Parallèlement ils travaillent sur la terre non concédée du seigneur ou de l'église . Le rapport social de production qui domine est  le servage .

À cette époque,  le commerce  reste marginal : il  est surtout le fait d'aventuriers ou de marchands du roi  jouissant de privilèges personnels. Le but de ces marchands et d'acquérir, pour les revendre, des esclaves, des biens de luxe, certaines denrées alimentaires comme le sel, l'huile, le vin, ou des matériaux comme le fer, le bois enfin, les tissus, les fourrures, les vêtements pour assouvir les besoins de la noblesse.

 Le marché  où s'échangent tous ces produits est placé sous l'autorité du pouvoir royal ou du seigneur. Il  donne lieu à la perception de droit fiscaux .


 

Lorsque que le 14 juillet 1223, Philippe Auguste expirait à MANTES, c'était le premier roi capétien de génie qui s'éteignait après avoir réalisé d'immenses desseins grâce à une volonté farouche de délivrer la France des servitudes féodales et d'étendre ses frontières en conquérant des provinces. 

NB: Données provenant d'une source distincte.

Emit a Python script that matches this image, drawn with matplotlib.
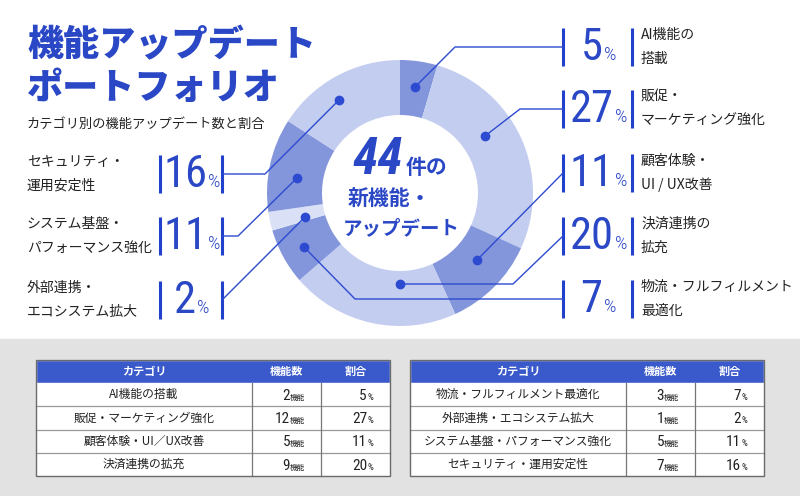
import matplotlib
matplotlib.use('Agg')
import matplotlib.pyplot as plt
from matplotlib.patches import Rectangle
from matplotlib.offsetbox import TextArea, HPacker, AnnotationBbox
from matplotlib import font_manager as fm

plt.rcParams['font.family'] = ['Noto Sans CJK JP', 'DejaVu Sans']

# ---------------- data ----------------
categories = ['AI機能の搭載', '販促・マーケティング強化', '顧客体験・UI／UX改善', '決済連携の拡充',
              '物流・フルフィルメント最適化', '外部連携・エコシステム拡大',
              'システム基盤・パフォーマンス強化', 'セキュリティ・運用安定性']
counts = [2, 12, 5, 9, 3, 1, 5, 7]
shares = [5, 27, 11, 20, 7, 2, 11, 16]
label_top = ['AI機能の', '販促・', '顧客体験・', '決済連携の', '物流・フルフィルメント',
             '外部連携・', 'システム基盤・', 'セキュリティ・']
label_bottom = ['搭載', 'マーケティング強化', 'UI / UX改善', '拡充', '最適化',
                'エコシステム拡大', 'パフォーマンス強化', '運用安定性']
headers = ['カテゴリ', '機能数', '割合']
total = sum(counts)

# ---------------- style ----------------
BLUE = '#2a47c6'
BAR = '#2140cc'
LINE = '#2d4bd0'
DARK = '#8395db'
LIGHT = '#c3cdf0'
PALE = '#dae1f7'
TXT = '#222222'
# narrow face for the numbers (falls back if missing)
names = {f.name for f in fm.fontManager.ttflist}
NUM = next((n for n in ['Roboto Condensed', 'Liberation Sans Narrow', 'Roboto'] if n in names),
           'DejaVu Sans')
seg_colors = [DARK, LIGHT, DARK, LIGHT, DARK, PALE, DARK, LIGHT]

fig = plt.figure(figsize=(8, 4.96), dpi=100)
ax = fig.add_axes([0, 0, 1, 1])

# donut (pixel coordinates, y downwards -> clockwise from top)
ax.pie(counts, colors=seg_colors, startangle=-90, counterclock=True,
       center=(400, 193), radius=133, frame=True,
       wedgeprops=dict(width=55, linewidth=0))
ax.set_xlim(0, 800)
ax.set_ylim(496, 0)
ax.set_aspect('equal')
ax.axis('off')

# grey band for the tables
ax.add_patch(Rectangle((0, 339), 800, 157, color='#e2e2e2', zorder=0))

# titles
ax.text(27, 45, '機能アップデート', fontsize=26, weight='black', color=BLUE, va='center')
ax.text(27, 88, 'ポートフォリオ', fontsize=26, weight='black', color=BLUE, va='center')
ax.text(27, 124, 'カテゴリ別の機能アップデート数と割合', fontsize=9.5, color=TXT, va='center')

# centre text
a = TextArea(str(total), textprops=dict(fontsize=37, weight='bold', style='italic',
                                        color=BLUE, family=NUM))
b = TextArea('件の', textprops=dict(fontsize=15, weight='bold', color=BLUE))
ax.add_artist(AnnotationBbox(HPacker(children=[a, b], align='baseline', pad=0, sep=2),
                             (400, 160), xycoords='data', box_alignment=(0.5, 0.5),
                             frameon=False, pad=0))
ax.text(389, 199, '新機能・', fontsize=15, weight='bold', color=BLUE, ha='center', va='center')
ax.text(401, 229, 'アップデート', fontsize=14, weight='bold', color=BLUE, ha='center', va='center')

# callouts: (index, side, row y, leader path starting at the dot)
callouts = [
    (0, 'R', 47, [(415, 87), (455, 47), (563, 47)]),
    (1, 'R', 109, [(485, 136), (520, 109), (563, 109)]),
    (2, 'R', 173, [(477, 260), (563, 173)]),
    (3, 'R', 236, [(400, 284), (513, 284), (563, 236)]),
    (4, 'R', 299, [(304, 247), (355, 299), (563, 299)]),
    (5, 'L', 300, [(305, 217), (222, 300)]),
    (6, 'L', 236, [(297, 178), (238, 236), (222, 236)]),
    (7, 'L', 174, [(339, 100), (265, 174), (222, 174)]),
]

for i, side, yc, path in callouts:
    xs = [p[0] for p in path]
    ys = [p[1] for p in path]
    ax.plot(xs, ys, color=LINE, lw=1, zorder=3)
    ax.plot(xs[0], ys[0], 'o', ms=6, color=LINE, zorder=4)
    if side == 'R':
        x1, x2, xt = 563, 632, 641
    else:
        x1, x2, xt = 160, 222, 27
    for xb in (x1, x2):
        ax.plot([xb, xb], [yc - 19, yc + 19], color=BAR, lw=2.2, solid_capstyle='butt')
    n = TextArea(str(shares[i]), textprops=dict(fontsize=32, color=BLUE, family=NUM))
    p = TextArea('%', textprops=dict(fontsize=14, weight='light', color=BLUE, family=NUM))
    ax.add_artist(AnnotationBbox(HPacker(children=[n, p], align='baseline', pad=0, sep=1),
                                 ((x1 + x2) / 2 + 1, yc + 1), xycoords='data',
                                 box_alignment=(0.5, 0.5), frameon=False, pad=0))
    ax.text(xt, yc - 12, label_top[i], fontsize=10, color=TXT, va='center')
    ax.text(xt, yc + 12, label_bottom[i], fontsize=10, color=TXT, va='center')

# tables
widths = [216, 69, 69]
HEAD_H, ROW_H, TOP = 23, 23.3, 360


def draw_table(x0, rows):
    edges = [x0, x0 + widths[0], x0 + widths[0] + widths[1], x0 + sum(widths)]
    ax.add_patch(Rectangle((x0, TOP), sum(widths), HEAD_H, fc='#3a5acb', ec='white', lw=1, zorder=2))
    for j, h in enumerate(headers):
        ax.text((edges[j] + edges[j + 1]) / 2, TOP + HEAD_H / 2, h, color='white',
                fontsize=8, weight='bold', ha='center', va='center', zorder=3)
    body_top = TOP + HEAD_H
    ax.add_patch(Rectangle((x0, body_top), sum(widths), ROW_H * len(rows), fc='white',
                           ec='none', zorder=1))
    for r, i in enumerate(rows):
        y = body_top + r * ROW_H
        if r > 0:
            ax.plot([x0, edges[-1]], [y, y], color='#9a9a9a', lw=0.9, zorder=2)
        ym = y + ROW_H / 2
        ax.text((edges[0] + edges[1]) / 2, ym, categories[i], fontsize=8.5, color=TXT,
                ha='center', va='center', zorder=3)
        ax.text(edges[2] - 31, ym + 5, str(counts[i]), fontsize=11, color=TXT, family=NUM,
                ha='right', va='baseline', zorder=3)
        ax.text(edges[2] - 31, ym + 5, '機能', fontsize=5.5, color=TXT,
                ha='left', va='baseline', zorder=3)
        ax.text(edges[3] - 23, ym + 5, str(shares[i]), fontsize=11, color=TXT, family=NUM,
                ha='right', va='baseline', zorder=3)
        ax.text(edges[3] - 23, ym + 5, '%', fontsize=6.5, color=TXT, family=NUM,
                ha='left', va='baseline', zorder=3)
    bottom = body_top + ROW_H * len(rows)
    for xe in edges[1:-1]:
        ax.plot([xe, xe], [body_top, bottom], color='#777777', lw=0.9, zorder=2)
    ax.add_patch(Rectangle((x0, TOP), sum(widths), bottom - TOP, fc='none',
                           ec='#6a6a6a', lw=1, zorder=4))


draw_table(36, [0, 1, 2, 3])
draw_table(410, [4, 5, 6, 7])

fig.savefig('out.png', dpi=100)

Ainsi que le note M. Luchaire dans son ouvrage "Philipe Auguste, Lavisse, H. de France", 

 

" il suffit de comparer la France de Louis VII avec celle de Philippe Auguste, le petit domaine de l'île de France et du Berri, sans communication avec la mère, étouffé entre de puissants États féodaux, avec le vaste ensemble de fiefs ajoutés par Philippe Auguste au patrimoine primitif : l'Artois, l'Amiénois, le Valois, une grande partie du Beauvaisis, la Normandie, le Maine, l'Anjou, la Touraine, un morceau important du Poitou et de la Saintonge. Le nombre des prévôtés est monté de 38 à 94. Le roi de Paris et d'Orléans est devenu le plus grand seigneur de la France du Nord et le maître d'un territoire étendu en Aquitaine ; la royauté est établie à Dieppe, à Rouen, dans certains ports de Bretagne et de Saintonge, c'est-à-dire mises au rang des puissances commerçantes et maritimes".